> [TASK DIRECTIONS] Give every line again exactly as it appears, please, but not the pictures.

> [SOURCE MATERIAL]

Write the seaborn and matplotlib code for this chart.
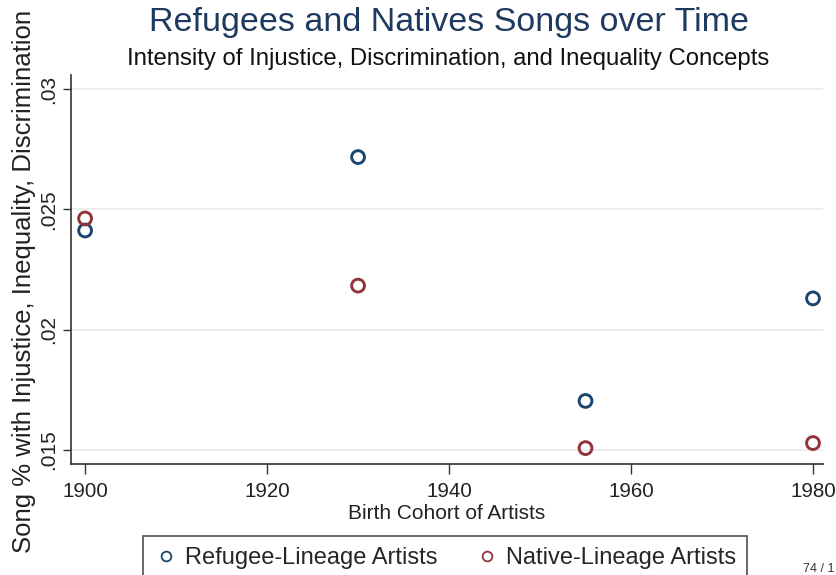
import matplotlib
matplotlib.use("Agg")
import matplotlib.pyplot as plt
from matplotlib.lines import Line2D
import seaborn as sns
import pandas as pd

# Data
cohorts = [1900, 1930, 1955, 1980]
refugee = [0.02412, 0.02717, 0.01704, 0.02130]
native = [0.02462, 0.02183, 0.01508, 0.01529]
series_names = ["Refugee-Lineage Artists", "Native-Lineage Artists"]
y_ticks = [0.015, 0.02, 0.025, 0.03]
y_tick_labels = [".015", ".02", ".025", ".03"]
x_ticks = [1900, 1920, 1940, 1960, 1980]

colors = ["#1a476f", "#90353b"]

df = pd.DataFrame({
    "cohort": cohorts * 2,
    "value": refugee + native,
    "group": [series_names[0]] * len(cohorts) + [series_names[1]] * len(cohorts),
})

sns.set_theme(style="white")
plt.rcParams["font.family"] = ["Liberation Sans", "DejaVu Sans"]

fig = plt.figure(figsize=(8.36, 5.75), dpi=100)
ax = fig.add_axes([71 / 836, 1 - 464 / 575, (823 - 71) / 836, (464 - 75) / 575])

for name, col in zip(series_names, colors):
    sub = df[df["group"] == name]
    sns.scatterplot(data=sub, x="cohort", y="value", ax=ax, color=col,
                    s=85, legend=False, zorder=3)
    coll = ax.collections[-1]
    coll.set_facecolor("none")
    coll.set_edgecolor(col)
    coll.set_linewidth(2.1)

ax.set_xlim(1898.45, 1981.1)
ax.set_ylim(0.01442, 0.03058)
ax.set_xticks(x_ticks)
ax.set_xticklabels([str(t) for t in x_ticks], fontsize=14.8, color="#222222")
ax.set_yticks(y_ticks)
ax.set_yticklabels(y_tick_labels, fontsize=15, color="#222222", rotation=90, va="center")

ax.grid(axis="y", color="#eaeaea", linewidth=1.2)
ax.grid(axis="x", visible=False)
for s in ["top", "right"]:
    ax.spines[s].set_visible(False)
for s in ["left", "bottom"]:
    ax.spines[s].set_color("#333333")
    ax.spines[s].set_linewidth(1.2)
ax.tick_params(axis="x", direction="out", length=7, width=1, color="#333333",
               bottom=True, pad=6)
ax.tick_params(axis="y", direction="out", length=6, width=1, color="#333333",
               left=True, pad=3)

ax.set_xlabel("")
ax.set_ylabel("")
fig.text(447 / 836, 1 - 519 / 575, "Birth Cohort of Artists", fontsize=15,
         color="#222222", ha="center", va="baseline")
fig.text(24 / 836, 1 - 281 / 575, "Song % with Injustice, Inequality, Discrimination",
         fontsize=18.5, color="#222222", rotation=90, ha="center", va="center")

fig.text(449 / 836, 1 - 22 / 575, "Refugees and Natives Songs over Time",
         fontsize=24.5, color="#1f3a5f", ha="center", va="center")
fig.text(448 / 836, 1 - 59 / 575,
         "Intensity of Injustice, Discrimination, and Inequality Concepts",
         fontsize=17.2, color="#111111", ha="center", va="center")

handles = [Line2D([0], [0], marker="o", linestyle="none", markersize=7,
                  markerfacecolor="none", markeredgecolor=c, markeredgewidth=1.3)
           for c in colors]
leg = fig.legend(handles, series_names, loc="center",
                 bbox_to_anchor=(445 / 836, 1 - 558 / 575), ncol=2,
                 fontsize=17, frameon=True, fancybox=False, handletextpad=0.3,
                 columnspacing=1.6, borderpad=0.45, handlelength=1.0)
leg.get_frame().set_edgecolor("#222222")
leg.get_frame().set_linewidth(1.2)

fig.text(803 / 836, 1 - 569 / 575, "74 / 1", fontsize=9, color="#333333",
         ha="left", va="center")

fig.savefig("out.png", dpi=100)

> [RESPONSE TO THE TASK]
Write the seaborn and matplotlib code for this chart.
import matplotlib
matplotlib.use("Agg")
import matplotlib.pyplot as plt
from matplotlib.lines import Line2D
import seaborn as sns
import pandas as pd

# Data
cohorts = [1900, 1930, 1955, 1980]
refugee = [0.02412, 0.02717, 0.01704, 0.02130]
native = [0.02462, 0.02183, 0.01508, 0.01529]
series_names = ["Refugee-Lineage Artists", "Native-Lineage Artists"]
y_ticks = [0.015, 0.02, 0.025, 0.03]
y_tick_labels = [".015", ".02", ".025", ".03"]
x_ticks = [1900, 1920, 1940, 1960, 1980]

colors = ["#1a476f", "#90353b"]

df = pd.DataFrame({
    "cohort": cohorts * 2,
    "value": refugee + native,
    "group": [series_names[0]] * len(cohorts) + [series_names[1]] * len(cohorts),
})

sns.set_theme(style="white")
plt.rcParams["font.family"] = ["Liberation Sans", "DejaVu Sans"]

fig = plt.figure(figsize=(8.36, 5.75), dpi=100)
ax = fig.add_axes([71 / 836, 1 - 464 / 575, (823 - 71) / 836, (464 - 75) / 575])

for name, col in zip(series_names, colors):
    sub = df[df["group"] == name]
    sns.scatterplot(data=sub, x="cohort", y="value", ax=ax, color=col,
                    s=85, legend=False, zorder=3)
    coll = ax.collections[-1]
    coll.set_facecolor("none")
    coll.set_edgecolor(col)
    coll.set_linewidth(2.1)

ax.set_xlim(1898.45, 1981.1)
ax.set_ylim(0.01442, 0.03058)
ax.set_xticks(x_ticks)
ax.set_xticklabels([str(t) for t in x_ticks], fontsize=14.8, color="#222222")
ax.set_yticks(y_ticks)
ax.set_yticklabels(y_tick_labels, fontsize=15, color="#222222", rotation=90, va="center")

ax.grid(axis="y", color="#eaeaea", linewidth=1.2)
ax.grid(axis="x", visible=False)
for s in ["top", "right"]:
    ax.spines[s].set_visible(False)
for s in ["left", "bottom"]:
    ax.spines[s].set_color("#333333")
    ax.spines[s].set_linewidth(1.2)
ax.tick_params(axis="x", direction="out", length=7, width=1, color="#333333",
               bottom=True, pad=6)
ax.tick_params(axis="y", direction="out", length=6, width=1, color="#333333",
               left=True, pad=3)

ax.set_xlabel("")
ax.set_ylabel("")
fig.text(447 / 836, 1 - 519 / 575, "Birth Cohort of Artists", fontsize=15,
         color="#222222", ha="center", va="baseline")
fig.text(24 / 836, 1 - 281 / 575, "Song % with Injustice, Inequality, Discrimination",
         fontsize=18.5, color="#222222", rotation=90, ha="center", va="center")

fig.text(449 / 836, 1 - 22 / 575, "Refugees and Natives Songs over Time",
         fontsize=24.5, color="#1f3a5f", ha="center", va="center")
fig.text(448 / 836, 1 - 59 / 575,
         "Intensity of Injustice, Discrimination, and Inequality Concepts",
         fontsize=17.2, color="#111111", ha="center", va="center")

handles = [Line2D([0], [0], marker="o", linestyle="none", markersize=7,
                  markerfacecolor="none", markeredgecolor=c, markeredgewidth=1.3)
           for c in colors]
leg = fig.legend(handles, series_names, loc="center",
                 bbox_to_anchor=(445 / 836, 1 - 558 / 575), ncol=2,
                 fontsize=17, frameon=True, fancybox=False, handletextpad=0.3,
                 columnspacing=1.6, borderpad=0.45, handlelength=1.0)
leg.get_frame().set_edgecolor("#222222")
leg.get_frame().set_linewidth(1.2)

fig.text(803 / 836, 1 - 569 / 575, "74 / 1", fontsize=9, color="#333333",
         ha="left", va="center")

fig.savefig("out.png", dpi=100)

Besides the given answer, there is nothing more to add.